The Training pipeline results in a registered model in Vertex AI.

gcp cr vertex training registered model

As well as the model artifact in storage.

gcp cr vertex training registered model joblib

Deploying the Model Service

Once training is complete, we deploy our FastAPI prediction service:

modelporter --env=dev nfl.touchdown serve

Behind the scenes, modelporter:

  1. Locates the latest trained model in Vertex AI
  2. Updates the Cloud Run service with our prediction container
  3. Configures environment variables to point to the model in GCS
Waiting for operation to complete...
Cloud Run service updated. URL: https://nfl-touchdown-<>.a.run.app

gcp cr cloudrun revisions

Once this has finished, if we browse to the Cloud Run service in the web console, and look at the Revisions, we can see a new revision taking 100% of the traffic.

# Key environment variables set during deployment
env = [
    {"name": "AIP_STORAGE_URI", "value": model.uri},
    {"name": "AIP_PREDICT_ROUTE", "value": "/predict"},
    {"name": "PROJECT_ID", "value": project_id}
]

Testing the Deployment

You can verify the deployment first getting an identity token to authenticate to the Cloud Run API:

# Get an identity token to pass as a bearer
gcloud auth print-identity-token

I like to use Thunder Client (The VSCode extension to test constructing API calls).

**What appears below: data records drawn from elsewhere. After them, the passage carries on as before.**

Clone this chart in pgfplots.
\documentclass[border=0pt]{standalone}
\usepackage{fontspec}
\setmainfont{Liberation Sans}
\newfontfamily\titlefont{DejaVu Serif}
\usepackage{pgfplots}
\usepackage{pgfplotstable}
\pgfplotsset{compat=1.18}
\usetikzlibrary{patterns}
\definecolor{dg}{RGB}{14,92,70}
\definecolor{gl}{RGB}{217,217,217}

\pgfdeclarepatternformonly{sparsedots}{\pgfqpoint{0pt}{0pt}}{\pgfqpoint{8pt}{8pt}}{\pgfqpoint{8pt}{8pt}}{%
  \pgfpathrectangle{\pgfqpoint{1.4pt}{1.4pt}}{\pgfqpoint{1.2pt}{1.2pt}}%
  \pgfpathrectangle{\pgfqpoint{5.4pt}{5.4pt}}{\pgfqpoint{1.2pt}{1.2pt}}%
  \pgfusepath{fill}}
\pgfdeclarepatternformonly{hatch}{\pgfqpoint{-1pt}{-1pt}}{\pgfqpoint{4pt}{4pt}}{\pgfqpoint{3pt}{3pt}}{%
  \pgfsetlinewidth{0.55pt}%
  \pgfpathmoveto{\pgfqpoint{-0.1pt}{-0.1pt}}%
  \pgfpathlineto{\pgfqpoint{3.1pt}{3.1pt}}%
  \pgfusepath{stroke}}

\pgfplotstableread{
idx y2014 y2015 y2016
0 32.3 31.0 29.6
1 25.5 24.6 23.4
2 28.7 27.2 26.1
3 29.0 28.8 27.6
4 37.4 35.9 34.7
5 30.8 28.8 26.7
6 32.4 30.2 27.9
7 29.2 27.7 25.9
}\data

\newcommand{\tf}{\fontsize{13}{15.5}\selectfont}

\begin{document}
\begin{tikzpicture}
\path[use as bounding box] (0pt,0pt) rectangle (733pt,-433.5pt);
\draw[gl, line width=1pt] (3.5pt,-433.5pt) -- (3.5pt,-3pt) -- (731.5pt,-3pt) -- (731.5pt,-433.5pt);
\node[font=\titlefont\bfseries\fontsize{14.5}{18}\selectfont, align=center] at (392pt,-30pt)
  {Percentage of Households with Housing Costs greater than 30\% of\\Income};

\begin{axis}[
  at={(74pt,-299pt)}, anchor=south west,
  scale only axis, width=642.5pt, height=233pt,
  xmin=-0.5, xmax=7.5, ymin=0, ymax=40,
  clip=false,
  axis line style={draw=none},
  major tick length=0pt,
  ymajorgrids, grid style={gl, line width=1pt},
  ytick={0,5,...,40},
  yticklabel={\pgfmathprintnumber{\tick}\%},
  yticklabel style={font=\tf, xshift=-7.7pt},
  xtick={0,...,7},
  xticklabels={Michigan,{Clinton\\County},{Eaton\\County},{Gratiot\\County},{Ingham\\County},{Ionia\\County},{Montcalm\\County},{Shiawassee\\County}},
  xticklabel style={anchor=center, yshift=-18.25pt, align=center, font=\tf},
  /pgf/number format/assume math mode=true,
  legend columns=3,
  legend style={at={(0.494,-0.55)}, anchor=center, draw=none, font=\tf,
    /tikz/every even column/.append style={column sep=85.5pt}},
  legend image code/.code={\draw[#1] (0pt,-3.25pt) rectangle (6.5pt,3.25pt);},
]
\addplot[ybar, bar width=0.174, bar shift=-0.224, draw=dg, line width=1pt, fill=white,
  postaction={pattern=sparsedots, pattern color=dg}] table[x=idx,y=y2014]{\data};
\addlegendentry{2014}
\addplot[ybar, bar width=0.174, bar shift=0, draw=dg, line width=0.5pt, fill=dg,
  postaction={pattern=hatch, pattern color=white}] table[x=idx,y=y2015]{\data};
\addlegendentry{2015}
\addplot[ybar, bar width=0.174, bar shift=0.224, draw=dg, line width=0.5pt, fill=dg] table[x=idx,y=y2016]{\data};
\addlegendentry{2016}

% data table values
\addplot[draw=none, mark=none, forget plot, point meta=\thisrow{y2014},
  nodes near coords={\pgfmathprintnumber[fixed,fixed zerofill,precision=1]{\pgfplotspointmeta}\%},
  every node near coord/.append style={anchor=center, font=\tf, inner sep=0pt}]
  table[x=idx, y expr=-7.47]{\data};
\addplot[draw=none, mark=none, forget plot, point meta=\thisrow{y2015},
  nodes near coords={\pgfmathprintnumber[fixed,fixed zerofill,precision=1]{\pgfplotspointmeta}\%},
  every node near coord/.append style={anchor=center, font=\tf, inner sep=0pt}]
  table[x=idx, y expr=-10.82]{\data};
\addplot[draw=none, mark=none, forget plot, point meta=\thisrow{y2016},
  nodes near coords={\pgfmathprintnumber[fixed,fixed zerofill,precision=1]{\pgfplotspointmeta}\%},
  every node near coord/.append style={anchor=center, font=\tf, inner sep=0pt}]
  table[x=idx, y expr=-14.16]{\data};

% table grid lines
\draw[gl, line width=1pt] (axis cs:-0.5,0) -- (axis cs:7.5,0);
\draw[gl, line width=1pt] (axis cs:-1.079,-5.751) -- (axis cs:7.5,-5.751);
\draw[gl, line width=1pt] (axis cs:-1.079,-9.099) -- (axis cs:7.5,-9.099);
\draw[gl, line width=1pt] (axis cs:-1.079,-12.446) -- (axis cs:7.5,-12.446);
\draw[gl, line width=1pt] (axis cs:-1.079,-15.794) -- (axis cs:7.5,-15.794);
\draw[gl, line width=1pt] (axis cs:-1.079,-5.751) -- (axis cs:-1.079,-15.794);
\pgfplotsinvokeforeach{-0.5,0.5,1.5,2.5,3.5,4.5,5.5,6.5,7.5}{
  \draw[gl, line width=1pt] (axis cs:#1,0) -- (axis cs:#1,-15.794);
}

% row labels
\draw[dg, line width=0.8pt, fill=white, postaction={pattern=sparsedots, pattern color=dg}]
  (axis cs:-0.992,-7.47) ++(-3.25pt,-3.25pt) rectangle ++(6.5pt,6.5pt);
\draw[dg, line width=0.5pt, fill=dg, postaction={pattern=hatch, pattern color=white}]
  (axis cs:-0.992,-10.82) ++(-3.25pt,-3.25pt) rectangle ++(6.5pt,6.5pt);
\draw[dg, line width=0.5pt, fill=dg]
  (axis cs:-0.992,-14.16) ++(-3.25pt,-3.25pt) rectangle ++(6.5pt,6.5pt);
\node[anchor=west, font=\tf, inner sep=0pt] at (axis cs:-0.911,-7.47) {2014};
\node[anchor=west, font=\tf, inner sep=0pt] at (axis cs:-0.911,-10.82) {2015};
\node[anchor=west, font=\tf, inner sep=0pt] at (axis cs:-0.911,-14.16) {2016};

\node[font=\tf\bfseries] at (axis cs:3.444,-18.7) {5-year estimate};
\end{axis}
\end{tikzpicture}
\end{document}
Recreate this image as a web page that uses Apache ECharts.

gcp cr cloudrun predict thunder client

Thunder Client can also help you generate the programmatic calls in many languages.

# Make a prediction
curl -X POST \
  'https://nfl-touchdown-<project-id>.<region>.run.app/predict' \
  --header 'Accept: */*' \
  --header 'User-Agent: Thunder Client (https://www.thunderclient.com)' \
  --header 'Authorization: Bearer <identity-token>' \
  --header 'Content-Type: application/json' \
  --data-raw '{"instances":[[23.0, 150.0, 1.0, 20.0]]}'

Inspecting the Google Cloud Logs Explorer we can see the service was started and called successfully, confirming the response we got in Thunder Client was indeed returned from the Cloud Run service.

gcp cr cloudrun predict thunder client logs

Infrastructure as Code

All base Cloud infrastructure components are managed via Terraform:

  • Cloud Run service configuration
  • IAM permissions
  • BigQuery connections
  • Storage buckets

This ensures consistent deployments across environments and makes it easy to replicate the setup.

terraform init -backend-config="vars/backend-dev.hcl"
Initializing the backend...
Initializing provider plugins...
- Reusing previous version of hashicorp/google from the dependency lock file
- Reusing previous version of hashicorp/random from the dependency lock file
- Using previously-installed hashicorp/google v4.51.0
- Using previously-installed hashicorp/random v3.7.1

Terraform has been successfully initialized!

You may now begin working with Terraform. Try running "terraform plan" to see
any changes that are required for your infrastructure. All Terraform commands
should now work.

If you ever set or change modules or backend configuration for Terraform,
rerun this command to reinitialize your working directory. If you forget, other
commands will detect it and remind you to do so if necessary.

The complete solution demonstrates a production-ready ML serving infrastructure that’s both scalable and maintainable.